___ Material ___
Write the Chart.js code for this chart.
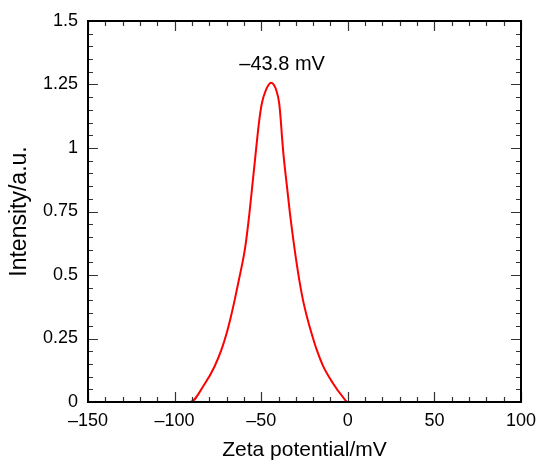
<!DOCTYPE html>
<html>
<head>
<meta charset="utf-8">
<script src="https://cdn.jsdelivr.net/npm/chart.js@4/dist/chart.umd.min.js"></script>
<style>
  html, body { margin: 0; padding: 0; background: #fff; }
  #wrap { width: 537px; height: 461px; }
</style>
</head>
<body>
<div id="wrap"><canvas id="zetaChart" width="537" height="461"></canvas></div>
<script>
// zeta potential distribution
const zetaMv = [-150, -91, -82.4, -77.0, -73.0, -70.0, -67.5, -65.3, -62.9, -59.2, -56.8, -55.3, -54.2, -53.2, -52.2, -51.1, -49.6, -47.3, -44.3, -41.3, -39.6, -38.7, -38.0, -37.2, -36.2, -35.0, -33.4, -30.9, -28.0, -25.9, -23.6, -20.9, -17.9, -14.1, -8.6, -3.0, 0, 100];
const intensity = [0, 0, 0.074, 0.139, 0.205, 0.270, 0.336, 0.402, 0.480, 0.611, 0.743, 0.841, 0.913, 0.979, 1.044, 1.110, 1.176, 1.228, 1.257, 1.228, 1.176, 1.110, 1.044, 0.979, 0.913, 0.841, 0.743, 0.611, 0.480, 0.402, 0.336, 0.270, 0.205, 0.139, 0.074, 0.021, 0, 0];

const xTicks = [-150, -100, -50, 0, 50, 100];
const yTicks = [0, 0.25, 0.5, 0.75, 1, 1.25, 1.5];
const xMinorStep = 10;
const yMinorStep = 0.05;

const peakLabel = '\u201343.8 mV';
const peakX = -44.3;
const peakY = 1.257;

const FONT = "'Liberation Sans', Arial, Helvetica, sans-serif";

// inward ticks on all four sides + peak label
const frameTicks = {
  id: 'frameTicks',
  afterDatasetsDraw(chart) {
    const ctx = chart.ctx;
    const xs = chart.scales.x, ys = chart.scales.y;
    const a = chart.chartArea;
    ctx.save();
    ctx.strokeStyle = '#333';
    ctx.lineWidth = 1.2;
    ctx.beginPath();
    for (let v = xs.min; v <= xs.max + 1e-9; v += xMinorStep) {
      const px = Math.round(xs.getPixelForValue(v)) + 0.5;
      const len = xTicks.includes(Math.round(v)) ? 10 : 5;
      ctx.moveTo(px, a.bottom); ctx.lineTo(px, a.bottom - len);
      ctx.moveTo(px, a.top); ctx.lineTo(px, a.top + len);
    }
    for (let i = 0; i <= Math.round((ys.max - ys.min) / yMinorStep); i++) {
      const v = ys.min + i * yMinorStep;
      const py = Math.round(ys.getPixelForValue(v)) + 0.5;
      const len = (i % 5 === 0) ? 10 : 5;
      ctx.moveTo(a.left, py); ctx.lineTo(a.left + len, py);
      ctx.moveTo(a.right, py); ctx.lineTo(a.right - len, py);
    }
    ctx.stroke();

    // frame
    ctx.strokeStyle = '#000';
    ctx.lineWidth = 2;
    ctx.strokeRect(a.left, a.top, a.right - a.left, a.bottom - a.top);

    // peak annotation
    ctx.fillStyle = '#000';
    ctx.font = '20px ' + FONT;
    ctx.textAlign = 'center';
    ctx.textBaseline = 'middle';
    ctx.fillText(peakLabel, xs.getPixelForValue(peakX) + 11, ys.getPixelForValue(peakY) - 18);
    ctx.restore();
  }
};

document.addEventListener('DOMContentLoaded', function () {
  const el = document.getElementById('zetaChart');
  new Chart(el.getContext('2d'), {
    type: 'scatter',
    data: {
      datasets: [{
        data: zetaMv.map((x, i) => ({ x: x, y: intensity[i] })),
        showLine: true,
        borderColor: '#ff0000',
        borderWidth: 2,
        pointRadius: 0,
        cubicInterpolationMode: 'monotone',
        fill: false
      }]
    },
    options: {
      responsive: false,
      animation: false,
      layout: { autoPadding: false, padding: { top: 21, right: 16, left: 0, bottom: 0 } },
      plugins: { legend: { display: false }, tooltip: { enabled: false } },
      scales: {
        x: {
          type: 'linear',
          min: -150, max: 100,
          afterBuildTicks: (s) => { s.ticks = xTicks.map(v => ({ value: v })); },
          afterFit: (s) => { s.height = 59; s.paddingLeft = 0; s.paddingRight = 0; },
          grid: { display: false, drawTicks: false },
          border: { display: false },
          ticks: {
            padding: 8,
            color: '#000',
            font: { family: FONT, size: 18 },
            maxRotation: 0,
            callback: (v) => String(v).replace('-', '\u2013')
          },
          title: {
            display: true,
            text: 'Zeta potential/mV',
            color: '#000',
            font: { family: FONT, size: 21 },
            padding: { top: 0, bottom: -2 }
          }
        },
        y: {
          type: 'linear',
          min: 0, max: 1.5,
          afterBuildTicks: (s) => { s.ticks = yTicks.map(v => ({ value: v })); },
          afterFit: (s) => { s.width = 88; s.paddingTop = 0; s.paddingBottom = 0; },
          grid: { display: false, drawTicks: false },
          border: { display: false },
          ticks: {
            padding: 10,
            color: '#000',
            font: { family: FONT, size: 18 },
            callback: (v) => String(v)
          },
          title: {
            display: true,
            text: 'Intensity/a.u.',
            color: '#000',
            font: { family: FONT, size: 23 },
            padding: { top: 6, bottom: 0 }
          }
        }
      }
    },
    plugins: [frameTicks]
  });
});
</script>
</body>
</html>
___
**Given task:** Extract, word for word, each line from the top of the data down to and including the line with "const yMinorStep = 0.05;"; skip the pictures.

**Written answer:**
Write the Chart.js code for this chart.
<!DOCTYPE html>
<html>
<head>
<meta charset="utf-8">
<script src="https://cdn.jsdelivr.net/npm/chart.js@4/dist/chart.umd.min.js"></script>
<style>
  html, body { margin: 0; padding: 0; background: #fff; }
  #wrap { width: 537px; height: 461px; }
</style>
</head>
<body>
<div id="wrap"><canvas id="zetaChart" width="537" height="461"></canvas></div>
<script>
// zeta potential distribution
const zetaMv = [-150, -91, -82.4, -77.0, -73.0, -70.0, -67.5, -65.3, -62.9, -59.2, -56.8, -55.3, -54.2, -53.2, -52.2, -51.1, -49.6, -47.3, -44.3, -41.3, -39.6, -38.7, -38.0, -37.2, -36.2, -35.0, -33.4, -30.9, -28.0, -25.9, -23.6, -20.9, -17.9, -14.1, -8.6, -3.0, 0, 100];
const intensity = [0, 0, 0.074, 0.139, 0.205, 0.270, 0.336, 0.402, 0.480, 0.611, 0.743, 0.841, 0.913, 0.979, 1.044, 1.110, 1.176, 1.228, 1.257, 1.228, 1.176, 1.110, 1.044, 0.979, 0.913, 0.841, 0.743, 0.611, 0.480, 0.402, 0.336, 0.270, 0.205, 0.139, 0.074, 0.021, 0, 0];

const xTicks = [-150, -100, -50, 0, 50, 100];
const yTicks = [0, 0.25, 0.5, 0.75, 1, 1.25, 1.5];
const xMinorStep = 10;
const yMinorStep = 0.05;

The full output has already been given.